My life has been enhanced greatly by the practices of D/s. I truly appreciate being served, obeyed and respected and I respect and value My servant. My servants often express their gratitude for the sense of belonging, security and general well-being they experience within our relationship.

Finally, if you are new at this, remember that unless you had a very unusual childhood, you were not taught to think this way. I am convinced that D/s has roots in our species' early evolution. Our deepest emotional feelings, Anger, Fear and Sex, are not based upon Culture or Ideas we learn. Practicing D/s triggers a set of emotional reactions that are much deeper than anything we learn. These feelings and behaviors are hard-wired in the most primitive parts of our Brain, the "Limbic Mind." .

Scientist and Philosopher, Joseph Campbell said, "Human beings generally prefer a colorful Myth, to the empirical truth." It seems most people are "hard-wired" to ignore anything we find very complex and confusing and simply look for someone or some thing to give us a sense of safety and well-being.

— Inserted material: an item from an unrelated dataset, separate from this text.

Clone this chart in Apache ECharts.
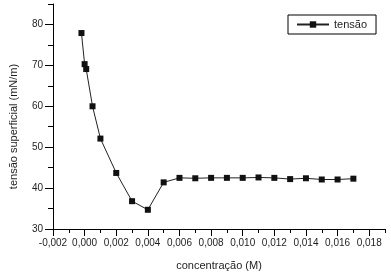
<!DOCTYPE html>
<html>
<head>
<meta charset="utf-8">
<script src="https://cdn.jsdelivr.net/npm/echarts@6/dist/echarts.min.js"></script>
<style>
html,body{margin:0;padding:0;background:#fff;}
#c{width:391px;height:276px;}
</style>
</head>
<body>
<div id="c"></div>
<script>
const seriesName = 'tensão';
const concentration = [-0.0002, 0.0000, 0.0001, 0.0005, 0.001, 0.002, 0.003, 0.004, 0.005, 0.006, 0.007, 0.008, 0.009, 0.010, 0.011, 0.012, 0.013, 0.014, 0.015, 0.016, 0.017];
const tension = [77.9, 70.3, 69.1, 60.0, 52.1, 43.7, 36.8, 34.7, 41.4, 42.5, 42.4, 42.5, 42.5, 42.5, 42.6, 42.5, 42.2, 42.4, 42.1, 42.1, 42.3];
const xMajorTicks = [-0.002, 0.000, 0.002, 0.004, 0.006, 0.008, 0.010, 0.012, 0.014, 0.016, 0.018];
const yMajorTicks = [30, 40, 50, 60, 70, 80];
const xAxisTitle = 'concentração (M)';
const yAxisTitle = 'tensão superficial (mN/m)';

const FONT = "'Liberation Sans', Arial, Helvetica, sans-serif";
const TXT = '#1e1e1e';
const X_MIN = -0.002, X_MAX = 0.019, Y_MIN = 30, Y_MAX = 85;

function fmtX(v) {
  const k = Math.round(v * 1000);
  return (k / 1000).toFixed(3).replace('.', ',');
}

const chart = echarts.init(document.getElementById('c'), null, {renderer: 'canvas'});
chart.setOption({
  animation: false,
  backgroundColor: '#fff',
  grid: {left: 47, right: 6, top: 4, bottom: 44, containLabel: false},
  legend: {
    show: true,
    left: 288, top: 15,
    padding: [4, 9, 4, 8],
    borderColor: '#000', borderWidth: 1, borderRadius: 0,
    itemWidth: 32, itemHeight: 8,
    textStyle: {fontFamily: FONT, fontSize: 11, color: TXT},
    data: [seriesName]
  },
  xAxis: [{
    type: 'value',
    min: X_MIN, max: X_MAX, interval: 0.001,
    position: 'bottom',
    name: xAxisTitle, nameLocation: 'middle', nameGap: 31,
    nameTextStyle: {fontFamily: FONT, fontSize: 11, color: TXT},
    axisLine: {show: true, onZero: false, lineStyle: {color: '#000', width: 1}},
    axisTick: {show: true, length: 7, customValues: xMajorTicks, lineStyle: {color: '#000'}},
    splitLine: {show: false},
    axisLabel: {
      margin: 9, fontFamily: FONT, fontSize: 10, color: TXT,
      customValues: xMajorTicks,
      formatter: fmtX
    }
  }, {
    type: 'value',
    min: X_MIN, max: X_MAX, interval: 0.001,
    position: 'bottom',
    axisLine: {show: false, onZero: false},
    axisTick: {show: true, length: 4, lineStyle: {color: '#000'}},
    axisLabel: {show: false},
    splitLine: {show: false}
  }],
  yAxis: [{
    type: 'value',
    min: Y_MIN, max: Y_MAX, interval: 5,
    position: 'left',
    name: yAxisTitle, nameLocation: 'middle', nameGap: 34,
    nameTextStyle: {fontFamily: FONT, fontSize: 11, color: TXT, padding: [0, 20, 0, 0]},
    axisLine: {show: true, onZero: false, lineStyle: {color: '#000', width: 1}},
    axisTick: {show: true, length: 8, customValues: yMajorTicks, lineStyle: {color: '#000'}},
    splitLine: {show: false},
    axisLabel: {
      margin: 10, fontFamily: FONT, fontSize: 10, color: TXT,
      customValues: yMajorTicks,
      formatter: function (v) { return String(Math.round(v)); }
    }
  }, {
    type: 'value',
    min: Y_MIN, max: Y_MAX, interval: 5,
    position: 'left',
    axisLine: {show: false, onZero: false},
    axisTick: {show: true, length: 5, lineStyle: {color: '#000'}},
    axisLabel: {show: false},
    splitLine: {show: false}
  }],
  series: [{
    name: seriesName,
    type: 'line',
    xAxisIndex: 0, yAxisIndex: 0,
    data: concentration.map((c, i) => [c, tension[i]]),
    symbol: 'rect', symbolSize: 6, showSymbol: true,
    lineStyle: {color: '#222', width: 1},
    itemStyle: {color: '#111', borderWidth: 0}
  }]
});
</script>
</body>
</html>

An "Alpha" male doesn't feel this way, and other people tend to look to Him for a sense of purpose and security. I know I am naturally dominant and being a leader and authority figure feels normal and right to Me. I have studied "Social/Sexual Dominance Hierarchy" and earned some respect within the Academic Community for My research. I understand the D/s Psycho-dynamic and I have many years of practical experience as well. I KNOW there are significant compromises and practical limitations to a day-to-day D/s Lifestyle, but I assure you, these ideals and behaviors can be integrated into a happy and fulfilling life.